Reigning champion Tadej Pogacar finished safely in the pack at the end of the 179km stage from the Magny-Cours motor racing circuit in Nevers to Chalon-sur-Saone.

He maintained his overall lead of more than three-and-a-half minutes to two-time former champion Jonas Vingegaard.

He said he was planning to keep his powder dry on Friday’s 205km-long hilly stage from Dole to Belfort ahead of back-to-back mountain tests over the weekend.

“Tomorrow is a bit (of a) weird stage, it’s very long, just one-and-a-half climbs towards the end, finish after (a) descent,” the four-time Tour winner said.

“It’s gonna be a hard day for us as a team but tomorrow we need to survive as best as possible because then Saturday and Sunday are the bigger days for the GC (general classification).

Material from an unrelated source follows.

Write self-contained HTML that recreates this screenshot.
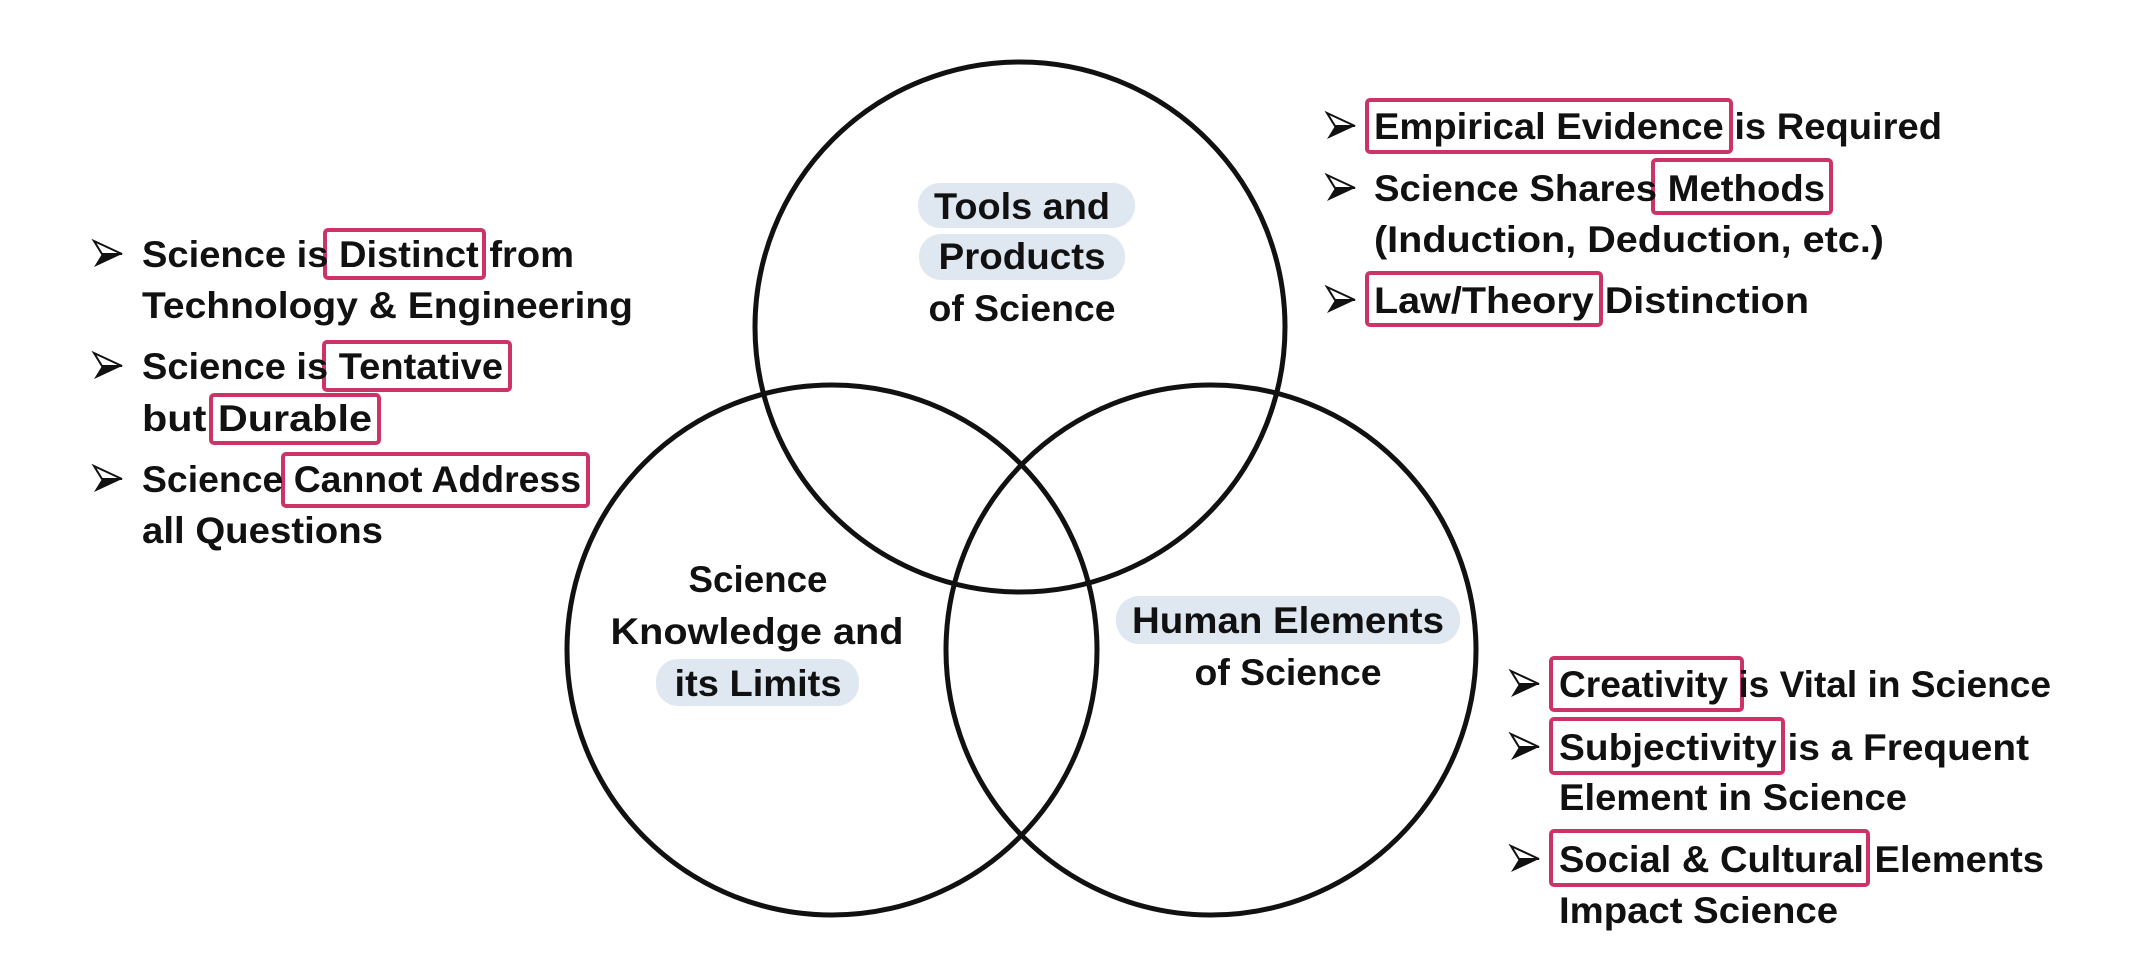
<!DOCTYPE html>
<html><head><meta charset="utf-8"><style>
html,body{margin:0;padding:0;background:#fff;width:2144px;height:963px;overflow:hidden}
svg text{font-family:"Liberation Sans",sans-serif;font-weight:bold;font-size:37px;fill:#111}
</style></head><body>
<svg width="2144" height="963" viewBox="0 0 2144 963" xmlns="http://www.w3.org/2000/svg">
<defs>
<g id="bul"><polygon points="0,0 28,13 0,26 8,13" fill="#111"/><polygon points="0,0 28,13 8,13" fill="#fff" stroke="#111" stroke-width="2"/></g>
</defs>
<g fill="#dfe7f0">
<rect x="918" y="183" width="217" height="45" rx="22"/>
<rect x="919" y="234" width="206" height="46" rx="22"/>
<rect x="656" y="659" width="203" height="47" rx="22"/>
<rect x="1116" y="596" width="344" height="48" rx="23"/>
</g>
<g fill="none" stroke="#111" stroke-width="5">
<circle cx="1020" cy="327" r="265"/>
<circle cx="832" cy="650" r="265"/>
<circle cx="1211" cy="650" r="265"/>
</g>
<g text-anchor="middle">
<text x="1022" y="219" textLength="176" lengthAdjust="spacingAndGlyphs">Tools and</text>
<text x="1022" y="269" textLength="167" lengthAdjust="spacingAndGlyphs">Products</text>
<text x="1022" y="321" textLength="187" lengthAdjust="spacingAndGlyphs">of Science</text>
<text x="758" y="592" textLength="139" lengthAdjust="spacingAndGlyphs">Science</text>
<text x="757" y="644" textLength="293" lengthAdjust="spacingAndGlyphs">Knowledge and</text>
<text x="758" y="696" textLength="167" lengthAdjust="spacingAndGlyphs">its Limits</text>
<text x="1288" y="633" textLength="312" lengthAdjust="spacingAndGlyphs">Human Elements</text>
<text x="1288" y="685" textLength="187" lengthAdjust="spacingAndGlyphs">of Science</text>
</g>
<g fill="none" stroke="#cc3366" stroke-width="4">
<rect x="325" y="230" width="159" height="48" rx="3"/>
<rect x="324" y="342" width="186" height="48" rx="3"/>
<rect x="211" y="395" width="168" height="48" rx="3"/>
<rect x="283" y="454" width="305" height="52" rx="3"/>
<rect x="1367" y="100" width="364" height="52" rx="3"/>
<rect x="1653" y="160" width="178" height="53" rx="3"/>
<rect x="1367" y="273" width="234" height="52" rx="3"/>
<rect x="1551" y="658" width="191" height="52" rx="3"/>
<rect x="1551" y="719" width="232" height="54" rx="3"/>
<rect x="1551" y="831" width="317" height="54" rx="3"/>
</g>
<use href="#bul" x="94" y="241"/>
<use href="#bul" x="94" y="353"/>
<use href="#bul" x="94" y="466"/>
<use href="#bul" x="1327" y="113"/>
<use href="#bul" x="1327" y="175"/>
<use href="#bul" x="1327" y="287"/>
<use href="#bul" x="1511" y="671"/>
<use href="#bul" x="1511" y="734"/>
<use href="#bul" x="1511" y="846"/>
<text x="142" y="267" textLength="432" lengthAdjust="spacingAndGlyphs">Science is Distinct from</text>
<text x="142" y="318" textLength="491" lengthAdjust="spacingAndGlyphs">Technology &amp; Engineering</text>
<text x="142" y="379" textLength="361" lengthAdjust="spacingAndGlyphs">Science is Tentative</text>
<text x="142" y="431" textLength="230" lengthAdjust="spacingAndGlyphs">but Durable</text>
<text x="142" y="492" textLength="439" lengthAdjust="spacingAndGlyphs">Science Cannot Address</text>
<text x="142" y="543" textLength="241" lengthAdjust="spacingAndGlyphs">all Questions</text>
<text x="1374" y="139" textLength="568" lengthAdjust="spacingAndGlyphs">Empirical Evidence is Required</text>
<text x="1374" y="201" textLength="451" lengthAdjust="spacingAndGlyphs">Science Shares Methods</text>
<text x="1374" y="252" textLength="510" lengthAdjust="spacingAndGlyphs">(Induction, Deduction, etc.)</text>
<text x="1374" y="313" textLength="435" lengthAdjust="spacingAndGlyphs">Law/Theory Distinction</text>
<text x="1559" y="697" textLength="492" lengthAdjust="spacingAndGlyphs">Creativity is Vital in Science</text>
<text x="1559" y="760" textLength="470" lengthAdjust="spacingAndGlyphs">Subjectivity is a Frequent</text>
<text x="1559" y="810" textLength="348" lengthAdjust="spacingAndGlyphs">Element in Science</text>
<text x="1559" y="872" textLength="485" lengthAdjust="spacingAndGlyphs">Social &amp; Cultural Elements</text>
<text x="1559" y="923" textLength="279" lengthAdjust="spacingAndGlyphs">Impact Science</text>
</svg>
</body></html>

“Tomorrow we will see what happens but I think the best for us would be to save some energy for Saturday and Sunday.”

Around 25km into the stage, Baptiste Veistroffer set off on a breakaway for the third time, and for the second time completely solo.

Three riders counter-attacked and joined him after 57km but by the time he reached the final 50km, all three had dropped away.

A bunch of other counter-attacks in the final 35km saw a group of 14 go clear of an increasingly ragged peloton, but that was reeled in with 24km left.

That was a cue for numerous riders to try their luck on the rapid run-in to the finish but no group committed sufficiently to make their effort stick.

Two of the most active were American champion Quinn Simmons and his Lidl-Trek team-mate Mads Pedersen, who leads the sprinters’ green jersey competition.

“We tried something. We don’t win a sprint if we just go with the sprinter team controlling the sprint,” said Lidl-Trek’s sporting director Kim Andersen.

“We knew that would be difficult. I think it was nice to look at, no?”